I’d love some advice about splitting one bedroom into two. I’m considering apartments (like the one pictured) with one bedroom that could potentially become two if necessary. In the bedroom on the right, I could put a wall up in the middle to create two small bedrooms, and create a doorway to the second bedroom from the living room. Two major concerns:

– It’s in a pre-war building, and walls are plaster. How difficult / costly would it be to cut out some of the wall to create the second bedroom door?

– Radiators are both near the window in the bedroom. So if I put a wall up across the room, it would cut off heat to the other room. I imagine this would affect how the room is categorized (can’t be considered a legal bedroom without direct heat source?). But I guess it would be ok with me as long as the room were warm enough. Seems like these pre-war buildings are always too hot even. But if it’s not warm enough, I’d imagine creating another heat source inside the room would be very difficult and/or costly. Maybe impossible. Thoughts? It’s a co-op, so it’s not like it would be my whole property to rip apart and install new heating elements.


Comments

  1. Not to sound callous, but it does make more sense to find another apartment that has the requisite number of rooms and room layout you want.

    Why? Because I believe that however nicely you were to do the reno, future buyers (like me) would always see this apartment as an unfortunately cut up one-bedroom – and move on.

    Thus, you will spend money on the renovation to, in my opinion, lower the value of your apartment. Yes, two-bedrooms command more, but not, I don’t believe, when they look like a badly cup up one-bedroom, with two inadequate size bedroooms.

    If you really must live here, I’d use a temporary wall, and live with the access through the other room problem.

  2. ….or look in a neighborhood where you can actually afford an honest 2 bedroom, or even 1 bed + office (aka kids room)

    just a thought!

  3. What I have seen done and what I think is the best bet is not to subdivide the bedroom, but rather the living room.

    What you do is you put up a temporary and partial partition at the end of the living room. The partition does not go all the way up to the ceiling. The part with the windows is used as a bedroom, and the living room is used as a living room.

    I have seen grandmothers living in a room like this, while the parents and children took the regular bedrooms. The living room still gets plenty of use during the evening, when you don’t get light from the windows anyway, so it hardly matters.

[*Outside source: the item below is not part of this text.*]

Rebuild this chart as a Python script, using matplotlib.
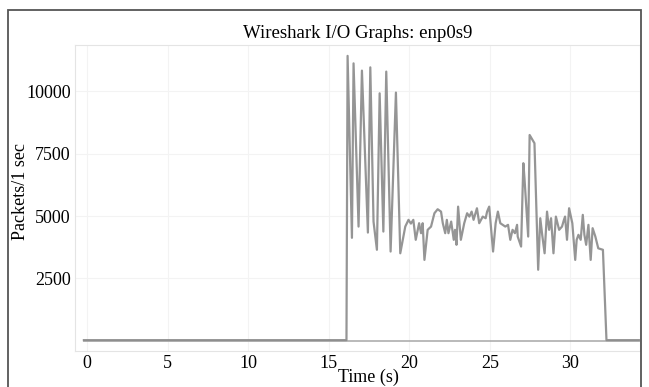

    Alternatively, if you are looking for space for a child, I would give the child the bedroom while the parents take the living room. I would put a double door that can swing open during the day and lock at night onto the living room. I would invest in a very expensive and beautifully designed sofa-bed from a place such as Roche Bobois. I saw this done in an apartment in Switzerland, and it was so lovely you would never know the parents were using the living room as a bedroom at night, and everyone was very comfortable.

  4. It appears that there is a window in the lower right hand corner so as long as it meets the requried light and ventilation and min. size it would be doable.

  5. Nice layout. My thoughts: For whom is the second bedroom intended? If it’s for a future/existing child, perhaps you could get away with just a temporary wall across the middle of the existing bedroom, with French doors between the two. This would allow light, heat and air to better circulate between the two rooms (although it does look to me that both would have windows in any case – I think there’s one on the side by one of the closets).

    Upside: MUCH cheaper than your proposal with NO structural work (temporary walls are held up by pressure points so no nails go into the existing walls) meaning NO board approval required for construction (adding a second bedroom may be another story, but since it’s only temporary much less likely to be an issue – depending on the occupant – if it’s to get a roommate that might be a different story). Also completely reversible – removed in a day with no traces left.

    Downside: Entry to one bedroom is through the other; no closets in one bedroom (but this last point isn’t different from your original idea).

    See 1Wall2Rooms.com for more temporary wall info.

    Good luck!

  6. I believe the bedrooms would be legal size (more than 80 s.f., min. dim. of 8′ in any direction).

    Good points are raised about fitting a queen sized bed in…but you could install a pocket door to create more clearance.

    It looks like there would be windows in both rooms, which is good, but you have to make sure they’re big enough to meet code. (each room need glazed areas of windows to equal at least 10% of the room size, and for fresh air, you need the operable portion of the windows to equal 5% of the room area).

    Even if you meet the light/air provisions, you also have to make sure that all the windows are legal. Basically they have to be 30′ from your property line or from another portion of your building. From your plan I’d guess that the double windows in the BR/LR face onto the street, so they would be legal. But what about the single window on the side of the plan? If that one’s not legal, then you can’t get needed light/air, and you can’t make a legal bedroom.

    You used to be able to create a home office – which didn’t need legal light/air, but DOB doesn’t allow those anymore. But you could create a storage room. A storage room doesn’t need light/air, but has to be less than 80 s.f.

  7. It’s possible, not costly, but also not legal. Having said that, I know plenty of people who do that to large one bedrooms and junior fours. If the co-op is anything like my own, you’ll have plenty of heat in the other room without the radiator being in it.